Similarly, I have heard that members from tribal areas are toying with the idea of having a separate tribal province. The new settlers in Sindh might demand a Muhajir province in Nawabshah. If the intention is to disintegrate Pakistan, all these moves should be encouraged. But I shall oppose all efforts at the dismemberment of the country.

These are the matters on which I wanted to have a dialogue with the East Pakistan leaders and I was sure I would convince them that an effective Centre with control on foreign trade and foreign aid is in the best interest of the country.

It is unfortunate that the leaders of East Pakistan have leveled serious allegations against me. One of the allegations is that I am conspiring with vested interests to obstruct the transfer of power. It is unimaginable that a political party which has the support of the working classes would ever be in league with vested interests. One vested interest could be bureaucrats and it is a known fact that bureaucrats have been extremely hostile to the PPP from the very beginning. They are the enemies of the people. How can the People’s Party be in league with them? The bureaucrats supported the political party in East Pakistan but the situation in West Pakistan so far as the PPP was concerned was different.

It is equally-unimaginable that the PPP could have conspired with the capitalists to obstruct the transfer of power. Since the PPP won the elections the capitalists have been passing sleepless nights. In fact, they are all rushing to Dacca for protection.

It is also being alleged that the People’s Party is conspiring with foreign powers. Nothing can be more ridiculous than that as it is the PPP which launched a campaign against imperialism and neo-colonialism. The eyes of the foreign powers are set elsewhere.

Yet another allegation is that I have been conspiring to impede the transfer of power with the help of the regime, the same regime which has shown hostility to my party during the elections. It was this regime which jailed some of my prominent party leaders. I had declared at a public meeting at Nasser Bagh that Nawabzada Sher Ali Khan, Nawab Muzaffar Ali Qizilbash and Mr. Mahmood Haroon were openly working against my party. Had the regime not been hostile I would have won at least 120 seats.

I have also been accused of hurling insults at East Pakistan. Exception has been taken to my statement that the PPP members would be “double hostages” in East Pakistan and that the National Assembly would be a “slaughter house” for them. I cannot afford to be away from West Pakistan for 120 days when Indian troops are massed on the West Pakistan borders. My duty is to be with my people when their security is being threatened. I had described the Assembly as a “slaughter house” in the context of amendments and what the brute majority by the Awami League would do to them.

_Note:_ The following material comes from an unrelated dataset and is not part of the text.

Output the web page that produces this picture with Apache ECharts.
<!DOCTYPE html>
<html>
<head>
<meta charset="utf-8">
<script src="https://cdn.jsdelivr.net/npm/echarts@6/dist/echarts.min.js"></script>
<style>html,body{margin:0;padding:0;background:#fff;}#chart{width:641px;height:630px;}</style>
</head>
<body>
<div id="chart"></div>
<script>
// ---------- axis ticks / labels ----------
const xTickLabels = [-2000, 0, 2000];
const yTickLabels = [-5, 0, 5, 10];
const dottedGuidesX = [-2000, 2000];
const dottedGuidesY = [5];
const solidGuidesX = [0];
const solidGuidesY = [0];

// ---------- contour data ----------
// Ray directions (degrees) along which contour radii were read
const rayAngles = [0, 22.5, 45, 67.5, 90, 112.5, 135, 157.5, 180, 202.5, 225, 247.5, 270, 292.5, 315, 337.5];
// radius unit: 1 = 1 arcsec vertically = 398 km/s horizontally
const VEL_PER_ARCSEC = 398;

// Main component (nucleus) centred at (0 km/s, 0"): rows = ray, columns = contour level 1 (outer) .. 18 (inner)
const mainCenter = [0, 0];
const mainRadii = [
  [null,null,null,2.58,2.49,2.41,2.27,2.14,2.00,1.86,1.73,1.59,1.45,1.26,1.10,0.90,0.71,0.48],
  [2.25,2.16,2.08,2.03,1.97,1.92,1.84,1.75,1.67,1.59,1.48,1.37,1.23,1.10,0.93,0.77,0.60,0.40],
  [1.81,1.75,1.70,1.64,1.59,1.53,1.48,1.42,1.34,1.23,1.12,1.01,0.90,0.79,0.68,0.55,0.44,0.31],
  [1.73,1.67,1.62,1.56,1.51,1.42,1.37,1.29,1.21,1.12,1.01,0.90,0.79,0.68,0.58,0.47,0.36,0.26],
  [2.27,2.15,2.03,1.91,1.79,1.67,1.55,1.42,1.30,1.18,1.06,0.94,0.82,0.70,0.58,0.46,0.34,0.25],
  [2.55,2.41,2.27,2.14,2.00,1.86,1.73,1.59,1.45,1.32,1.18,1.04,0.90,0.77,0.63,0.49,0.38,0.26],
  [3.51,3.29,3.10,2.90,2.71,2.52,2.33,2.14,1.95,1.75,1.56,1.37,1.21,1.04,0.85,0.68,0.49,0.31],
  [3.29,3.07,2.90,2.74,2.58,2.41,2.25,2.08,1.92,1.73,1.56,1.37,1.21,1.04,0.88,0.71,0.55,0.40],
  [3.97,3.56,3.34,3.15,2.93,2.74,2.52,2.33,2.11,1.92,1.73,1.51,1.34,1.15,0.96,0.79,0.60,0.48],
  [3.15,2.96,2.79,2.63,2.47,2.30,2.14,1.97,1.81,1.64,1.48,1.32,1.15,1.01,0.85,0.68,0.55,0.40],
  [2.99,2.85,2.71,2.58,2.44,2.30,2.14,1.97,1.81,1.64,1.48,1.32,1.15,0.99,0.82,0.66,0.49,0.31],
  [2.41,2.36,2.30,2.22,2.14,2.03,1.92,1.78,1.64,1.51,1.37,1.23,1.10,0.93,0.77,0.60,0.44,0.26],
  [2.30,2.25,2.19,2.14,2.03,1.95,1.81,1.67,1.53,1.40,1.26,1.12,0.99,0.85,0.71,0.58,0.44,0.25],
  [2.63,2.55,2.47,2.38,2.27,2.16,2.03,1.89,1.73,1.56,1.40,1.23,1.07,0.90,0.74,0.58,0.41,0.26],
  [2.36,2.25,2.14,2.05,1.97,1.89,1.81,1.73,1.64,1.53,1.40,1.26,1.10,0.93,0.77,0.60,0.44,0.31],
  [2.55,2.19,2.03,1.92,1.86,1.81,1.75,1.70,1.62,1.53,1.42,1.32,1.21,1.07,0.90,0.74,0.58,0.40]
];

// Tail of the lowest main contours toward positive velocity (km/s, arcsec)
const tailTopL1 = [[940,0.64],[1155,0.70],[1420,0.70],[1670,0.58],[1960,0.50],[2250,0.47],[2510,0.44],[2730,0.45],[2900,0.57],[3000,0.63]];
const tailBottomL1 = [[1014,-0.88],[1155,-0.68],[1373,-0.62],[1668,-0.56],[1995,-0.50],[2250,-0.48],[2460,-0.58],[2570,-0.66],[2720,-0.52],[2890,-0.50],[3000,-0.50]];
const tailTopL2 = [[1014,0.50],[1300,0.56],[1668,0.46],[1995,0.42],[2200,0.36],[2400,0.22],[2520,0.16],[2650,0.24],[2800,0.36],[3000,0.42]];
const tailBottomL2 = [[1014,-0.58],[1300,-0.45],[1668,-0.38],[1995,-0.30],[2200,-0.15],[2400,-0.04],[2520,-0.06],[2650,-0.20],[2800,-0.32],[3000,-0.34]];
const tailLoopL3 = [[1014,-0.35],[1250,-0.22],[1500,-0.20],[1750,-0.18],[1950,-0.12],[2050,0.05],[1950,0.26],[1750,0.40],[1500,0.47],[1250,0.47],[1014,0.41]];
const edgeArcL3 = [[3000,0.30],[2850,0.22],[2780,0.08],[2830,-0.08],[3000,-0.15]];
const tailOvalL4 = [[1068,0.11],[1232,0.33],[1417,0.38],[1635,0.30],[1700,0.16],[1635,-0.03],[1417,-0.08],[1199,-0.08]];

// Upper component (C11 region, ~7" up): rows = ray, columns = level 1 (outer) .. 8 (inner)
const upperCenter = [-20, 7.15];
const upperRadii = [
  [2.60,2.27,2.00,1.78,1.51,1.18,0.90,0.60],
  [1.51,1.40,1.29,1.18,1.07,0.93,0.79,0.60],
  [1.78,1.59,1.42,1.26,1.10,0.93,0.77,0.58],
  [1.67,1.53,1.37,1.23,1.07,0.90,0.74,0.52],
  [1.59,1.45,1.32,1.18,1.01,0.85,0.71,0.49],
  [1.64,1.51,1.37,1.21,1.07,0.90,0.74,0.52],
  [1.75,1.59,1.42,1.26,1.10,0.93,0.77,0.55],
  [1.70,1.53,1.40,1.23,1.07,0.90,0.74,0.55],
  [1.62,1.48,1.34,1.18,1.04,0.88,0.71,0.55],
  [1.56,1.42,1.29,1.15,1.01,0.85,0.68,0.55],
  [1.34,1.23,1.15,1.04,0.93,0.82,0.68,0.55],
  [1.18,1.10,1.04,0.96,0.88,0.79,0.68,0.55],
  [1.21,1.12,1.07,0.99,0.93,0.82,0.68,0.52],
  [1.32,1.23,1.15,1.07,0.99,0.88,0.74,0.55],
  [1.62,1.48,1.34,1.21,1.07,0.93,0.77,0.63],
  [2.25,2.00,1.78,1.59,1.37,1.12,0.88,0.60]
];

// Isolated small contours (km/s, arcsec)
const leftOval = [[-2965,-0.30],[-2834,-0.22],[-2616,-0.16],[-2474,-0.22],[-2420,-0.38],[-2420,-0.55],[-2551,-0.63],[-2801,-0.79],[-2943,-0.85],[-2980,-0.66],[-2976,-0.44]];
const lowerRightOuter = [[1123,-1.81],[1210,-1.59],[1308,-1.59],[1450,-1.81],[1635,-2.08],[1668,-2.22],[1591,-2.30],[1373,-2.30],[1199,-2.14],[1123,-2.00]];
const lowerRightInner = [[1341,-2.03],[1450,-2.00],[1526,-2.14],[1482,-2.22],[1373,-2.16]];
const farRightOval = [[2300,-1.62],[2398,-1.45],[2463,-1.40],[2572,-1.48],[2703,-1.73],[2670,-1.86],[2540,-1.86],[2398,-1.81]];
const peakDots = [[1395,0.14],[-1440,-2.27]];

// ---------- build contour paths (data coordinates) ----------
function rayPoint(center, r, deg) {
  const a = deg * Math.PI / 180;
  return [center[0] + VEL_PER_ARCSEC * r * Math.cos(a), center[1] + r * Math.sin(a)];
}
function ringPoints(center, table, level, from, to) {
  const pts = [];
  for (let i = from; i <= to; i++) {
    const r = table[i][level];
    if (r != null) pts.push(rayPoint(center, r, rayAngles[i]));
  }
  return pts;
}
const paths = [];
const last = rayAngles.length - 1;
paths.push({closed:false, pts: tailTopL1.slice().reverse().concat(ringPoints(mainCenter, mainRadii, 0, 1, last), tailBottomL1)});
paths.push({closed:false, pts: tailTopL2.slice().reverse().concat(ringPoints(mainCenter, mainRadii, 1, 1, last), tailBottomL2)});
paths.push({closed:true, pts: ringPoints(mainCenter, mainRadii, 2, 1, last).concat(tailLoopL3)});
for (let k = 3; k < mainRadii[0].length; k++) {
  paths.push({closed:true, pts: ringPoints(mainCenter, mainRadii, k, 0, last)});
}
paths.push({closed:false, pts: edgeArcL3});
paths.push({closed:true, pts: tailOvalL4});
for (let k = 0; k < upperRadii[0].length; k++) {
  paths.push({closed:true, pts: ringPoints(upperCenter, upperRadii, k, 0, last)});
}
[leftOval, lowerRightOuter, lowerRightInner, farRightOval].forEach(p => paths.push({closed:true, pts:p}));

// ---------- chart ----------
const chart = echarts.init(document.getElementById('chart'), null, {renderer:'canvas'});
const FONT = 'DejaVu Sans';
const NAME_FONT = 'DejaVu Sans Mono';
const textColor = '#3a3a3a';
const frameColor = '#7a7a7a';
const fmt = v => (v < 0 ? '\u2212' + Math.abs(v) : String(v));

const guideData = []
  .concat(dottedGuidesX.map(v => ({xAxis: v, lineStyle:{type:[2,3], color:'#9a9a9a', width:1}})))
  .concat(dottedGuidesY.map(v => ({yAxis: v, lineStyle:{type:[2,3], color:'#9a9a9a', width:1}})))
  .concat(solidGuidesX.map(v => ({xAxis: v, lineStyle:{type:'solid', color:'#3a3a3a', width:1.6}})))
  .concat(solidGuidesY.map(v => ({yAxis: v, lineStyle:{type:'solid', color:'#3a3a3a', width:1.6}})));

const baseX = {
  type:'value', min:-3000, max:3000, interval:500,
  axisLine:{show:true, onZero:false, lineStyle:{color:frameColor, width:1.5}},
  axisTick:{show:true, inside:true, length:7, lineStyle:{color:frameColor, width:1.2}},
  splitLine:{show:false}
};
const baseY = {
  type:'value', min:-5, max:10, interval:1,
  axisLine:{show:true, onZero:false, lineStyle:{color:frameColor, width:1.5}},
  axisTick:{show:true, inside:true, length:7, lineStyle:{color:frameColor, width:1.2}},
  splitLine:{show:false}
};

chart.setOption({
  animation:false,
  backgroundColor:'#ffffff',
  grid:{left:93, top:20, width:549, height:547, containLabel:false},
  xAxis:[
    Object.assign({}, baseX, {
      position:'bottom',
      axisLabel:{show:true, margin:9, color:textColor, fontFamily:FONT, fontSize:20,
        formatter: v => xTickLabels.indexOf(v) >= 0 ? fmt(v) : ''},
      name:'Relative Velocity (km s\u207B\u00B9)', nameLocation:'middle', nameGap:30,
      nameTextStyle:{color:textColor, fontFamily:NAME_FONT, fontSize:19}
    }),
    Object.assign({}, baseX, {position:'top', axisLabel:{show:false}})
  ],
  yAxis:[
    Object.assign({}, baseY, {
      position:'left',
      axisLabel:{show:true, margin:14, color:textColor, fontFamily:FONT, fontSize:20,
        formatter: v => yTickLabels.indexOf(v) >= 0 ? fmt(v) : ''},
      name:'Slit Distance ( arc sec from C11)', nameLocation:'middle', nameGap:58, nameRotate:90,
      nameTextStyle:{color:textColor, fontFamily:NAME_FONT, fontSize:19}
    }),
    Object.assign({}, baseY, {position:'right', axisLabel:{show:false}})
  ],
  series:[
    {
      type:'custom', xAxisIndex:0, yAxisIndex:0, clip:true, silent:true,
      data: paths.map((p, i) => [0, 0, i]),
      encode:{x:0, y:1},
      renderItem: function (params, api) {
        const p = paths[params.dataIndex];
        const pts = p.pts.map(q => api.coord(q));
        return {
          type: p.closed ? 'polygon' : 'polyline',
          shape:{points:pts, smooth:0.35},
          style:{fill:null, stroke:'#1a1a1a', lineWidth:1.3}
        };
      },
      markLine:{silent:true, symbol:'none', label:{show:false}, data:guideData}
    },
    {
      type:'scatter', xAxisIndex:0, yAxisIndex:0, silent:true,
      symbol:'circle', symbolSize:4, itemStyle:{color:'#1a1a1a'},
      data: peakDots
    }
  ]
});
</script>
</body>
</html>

I cannot even dream of insulting East Pakistan where the majority of the population of the country lives. In fact, the people of West Pakistan felt insulted when the Prime Minister-to-be of the country refused to visit their half of the land.

My insistence on an understanding between the major parties on the basic constitutional issues was and is well-intentioned. I have kept the door open for negotiations and am prepared to go to Dacca if the necessary assurance is given to me that my point of view along with reasonable suggestions would be considered dispassionately. This assurance, if given by the Awami League, would be considered by the Central Committee of my party and if it agrees we shall participate in the session. But in the present circumstances how can PPP members attend the National Assembly session? If they go there and abstain what good will that do? If they rubber stamp the Awami League’s draft constitution they will have no leg to stand upon on their return to their respective constituencies here. Voting for the Awami League draft constitution will be like breaking the backbone of our national integrity. It will not be allowed. If the National Assembly meets on 3rd March my party will launch a campaign of protest.

First, the President can dissolve the National Assembly. This would not be acceptable to me at any cost as it would mean the continuance of Martial Law indefinitely which is not desirable. That situation would create a very dangerous crisis for the nation.

The other alternative is the postponement of the Assembly session scheduled to be held on 3rd March. If that is accepted it would give me time to discuss the constitutional issues with the Awami League. In that case, I would not lose a minute to go to East Pakistan to have a dialogue with my elder brother.

Yet another alternative is that the time limit of 120 days imposed on the National Assembly for the framing of the constitution should be removed. That would give ample opportunity to my party to debate fully the constitutional issues which have caused the present deadlock. If the time-limit is removed I would rush to Dacca tomorrow.

Former Constituent Assemblies took years to frame constitutions. The 1956 Constitution was prepared after the Assembly had debated it for seven years. The 1962 Constitution was the result of a three-year debate. It is surprising that in the case of the present Assembly a 120 day time limit has been imposed.

If the two alternatives—postponement of the session arid the removal of the time limit—are not accepted, the present deadlock would continue. That would mean the end of democracy in the country.

Words of Shaheed

My insistence on an understanding between the major parties on the basic constitutional issues was and is well-intentioned. I have kept the door open for negotiations and am prepared to go to Dacca if the necessary assurance is given to me that my point of view along with reasonable suggestions would be considered dispassionately. This assurance, if given by the Awami League, would be considered by the Central Committee of my party and if it agrees we shall participate in the session. But in the present circumstances how can PPP members attend the National Assembly session? If they go there and abstain what good will that do? If they rubber stamp the Awami League’s draft constitution they will have no leg to stand upon on their return to their respective constituencies here. Voting for the Awami League draft constitution will be like breaking the backbone of our national integrity. It will not be allowed. If the National Assembly meets on 3rd March my party will launch a campaign of protest.